For many of us, fundamentals are like Swiss cheese: mostly solid but with intermittent but noticeable holes. This is the second part of a series of articles exploring the principles and properties of audio systems and related fields. (Read Part 1 here.)
We’re going to focus on the properties of analog electronic transmission. Perhaps you know everything on this subject already, but just maybe there are a few holes that can be filled in and make the reading effort worthwhile.
Q: What’s the difference between peak and rms?
At least 3 dB. Maybe a lot more. Peak is easy to define. It’s the waveform’s amplitude value at any given moment in time. View it on an oscilloscope (or Pro Tools) and there it is.
The rms value is the challenging one because it’s strictly a mathematical construct. We don’t listen to rms versions of our favorite songs (it would be worse than an MP3!). The term “rms” stands for root of the mean of the square. It’s functionally the average amplitude, but we must go through the squaring and square rooting because an audio signal has positive and negative values (which would otherwise average to zero).
So what does the rms value give us? For electrical signals, it’s the heat dissipation value and for acoustic signals the perceived loudness. Loudspeakers can be destroyed by too much of either (peak tears them up and rms burns them up).
Peak values are inherently higher than rms values. The differential between peak and rms is termed the “crest factor” and varies with input signal (Figure 1). A sine wave has the lowest crest factor (3 dB), pink noise has around 12 dB and transient impulses can exceed 40 dB.
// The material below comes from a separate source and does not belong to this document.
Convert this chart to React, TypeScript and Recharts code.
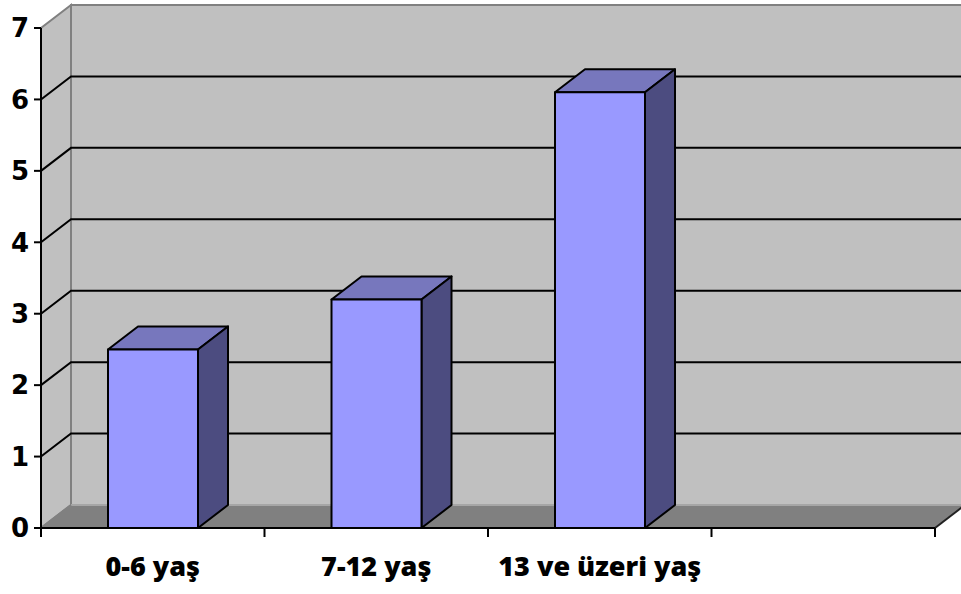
import React from 'react';
import { BarChart, Bar, XAxis, YAxis, CartesianGrid, ReferenceArea } from 'recharts';

const categories = ['0-6 yaş', '7-12 yaş', '13 ve üzeri yaş', ''];
const counts = [2.5, 3.2, 6.1, null];
const yTicks = [0, 1, 2, 3, 4, 5, 6, 7];

const data = categories.map((name, i) => ({ name, value: counts[i] }));

// oblique depth of the 3D box
const DX = 30;
const DY = -23;

const X_TICK_SIZE = 9;
const X_TICK_MARGIN = 20;

const WALL = '#c0c0c0';
const FLOOR = '#808080';
const EDGE = '#808080';

const Walls = (props: any) => {
  const { x, y, width, height } = props;
  const b = y + height;
  const r = x + width;
  return (
    <g>
      {/* back wall */}
      <rect x={x + DX} y={y + DY} width={width + 10} height={height} fill={WALL} stroke={EDGE} strokeWidth={2} />
      {/* side wall */}
      <polygon
        points={`${x},${b} ${x + DX},${b + DY} ${x + DX},${y + DY} ${x},${y}`}
        fill={WALL}
        stroke={EDGE}
        strokeWidth={2}
      />
      {/* floor */}
      <polygon points={`${x},${b} ${x + DX},${b + DY} ${r + DX},${b + DY} ${r},${b}`} fill={FLOOR} stroke="none" />
      <line x1={x + DX} y1={b + DY} x2={r + DX} y2={b + DY} stroke="#a6a6a6" strokeWidth={2} />
      <line x1={x} y1={b} x2={x + DX} y2={b + DY} stroke={EDGE} strokeWidth={2} />
      <line x1={r} y1={b} x2={r + DX} y2={b + DY} stroke="#222" strokeWidth={2} />
    </g>
  );
};

const GridLine = (props: any) => {
  const { x1, y1, x2, y2, y, height } = props;
  if (Math.abs(y1 - y) < 1 || Math.abs(y1 - (y + height)) < 1) return <g />;
  return (
    <polyline
      points={`${x1},${y1} ${x1 + DX},${y1 + DY} ${x2 + DX},${y2 + DY}`}
      fill="none"
      stroke="#000"
      strokeWidth={2}
    />
  );
};

const Column = (props: any) => {
  const { x, y, width, height } = props;
  if (height == null || height <= 0) return <g />;
  const r = x + width;
  const b = y + height;
  return (
    <g stroke="#000" strokeWidth={2} strokeLinejoin="round">
      <polygon points={`${x},${y} ${x + DX},${y + DY} ${r + DX},${y + DY} ${r},${y}`} fill="#7777bd" />
      <polygon points={`${r},${y} ${r + DX},${y + DY} ${r + DX},${b + DY} ${r},${b}`} fill="#4c4c80" />
      <rect x={x} y={y} width={width} height={height} fill="#9999ff" />
    </g>
  );
};

const CategoryTick = (props: any) => {
  const { x, y, payload, index } = props;
  const axisY = y - X_TICK_SIZE - X_TICK_MARGIN;
  const half = payload.offset ?? 111.75;
  const last = index === categories.length - 1;
  return (
    <g>
      <line x1={x - half} y1={axisY} x2={x - half} y2={axisY + X_TICK_SIZE} stroke="#000" strokeWidth={2} />
      {last && <line x1={x + half} y1={axisY} x2={x + half} y2={axisY + X_TICK_SIZE} stroke="#000" strokeWidth={2} />}
      <text
        x={x}
        y={y}
        dy="0.71em"
        textAnchor="middle"
        fontFamily="'Open Sans', sans-serif"
        fontWeight={800}
        fontSize={27}
        fill="#000"
      >
        {payload.value}
      </text>
    </g>
  );
};

export default function App() {
  return (
    <div style={{ position: 'absolute', left: 0, top: 0, width: 961, height: 594, background: '#fff' }}>
      <BarChart width={961} height={594} data={data} margin={{ top: 28, right: 26, bottom: 0, left: 0 }}>
        <ReferenceArea y1={0} y2={7} shape={Walls} zIndex={-200} ifOverflow="visible" />
        <CartesianGrid horizontal={GridLine} vertical={false} stroke="#000" />
        <XAxis
          dataKey="name"
          height={66}
          interval={0}
          tickLine={false}
          tickSize={X_TICK_SIZE}
          tickMargin={X_TICK_MARGIN}
          axisLine={{ stroke: '#000', strokeWidth: 2 }}
          tick={CategoryTick}
        />
        <YAxis
          width={41}
          domain={[0, 7]}
          ticks={yTicks}
          interval={0}
          tickSize={7}
          tickMargin={5}
          axisLine={{ stroke: '#000', strokeWidth: 2 }}
          tickLine={{ stroke: '#000', strokeWidth: 2 }}
          tick={{ fill: '#000', fontFamily: "'DejaVu Sans', sans-serif", fontWeight: 'bold', fontSize: 26 }}
        />
        <Bar dataKey="value" barSize={90} shape={Column} isAnimationActive={false} />
      </BarChart>
    </div>
  );
}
Bear in mind that dynamic range is limited by peak rather than rms levels. It’s the peak waveform that clips, e.g., a transient impulse (like a snare drum) can clip the system and yet barely move an rms-reading level meter.
A final note: the numerical renderings of digital audio are always peak-to-peak. There is no reason to calculate heat load or loudness of a number.
Q. What’s the difference between 0 dBV and 0 dBu?
2.21 dB (i.e. 0 dBV = +2.21 dBu). The reference point for the dBV scale (that’s dB “voltage”) is 1 volt rms. Seems logical. By contrast, 0 dBu (dB “unloaded”) is referenced to 0.775 volts, which sounds like somebody was loaded when they thought this up.
The dBu standard is the descendent of dBm (dB “milliwatts”), which I guess contrasts to “dB not measured.” The dBm standard was created to monitor power transmission for grandpa’s passive telephone: 0.775 volts across a 600-ohm load = 1 milliwatt. dBu keeps the voltage part of dBm and unloads the impedance part (Figure 2).
Q. What is headroom?
The distance between the top of your head and the doorway you’re walking through. I have about 3 dB more than Shaquille O’Neal.
An audio waveform contains the full extensions of the peak-to-peak amplitude levels. If our signal can be moved along without hitting the upper/lower limits (i.e. clipping) then we have headroom, which can be characterized in dB. Simply put, headroom is the remaining peak capability before overload on a moment to moment basis.
In an analog electronic context this the voltage left before hitting the DC rails. For a loudspeaker, it’s how much distance remains before reaching the excursion limits. In digital world: the remaining bits before full scale.
Q. What is dynamic range?
At the opposite end of headroom is the floor, in this case, the noise floor. Dynamic range is the area between the noise floor (the point where our signal gets swamped by the competition) and the overload point (analog electronic clipping, loudspeaker excursion limits, etc.).
In the digital world, the dynamic range is the difference because the highest number we can count (full scale digital) and the threshold point of the lowest bit.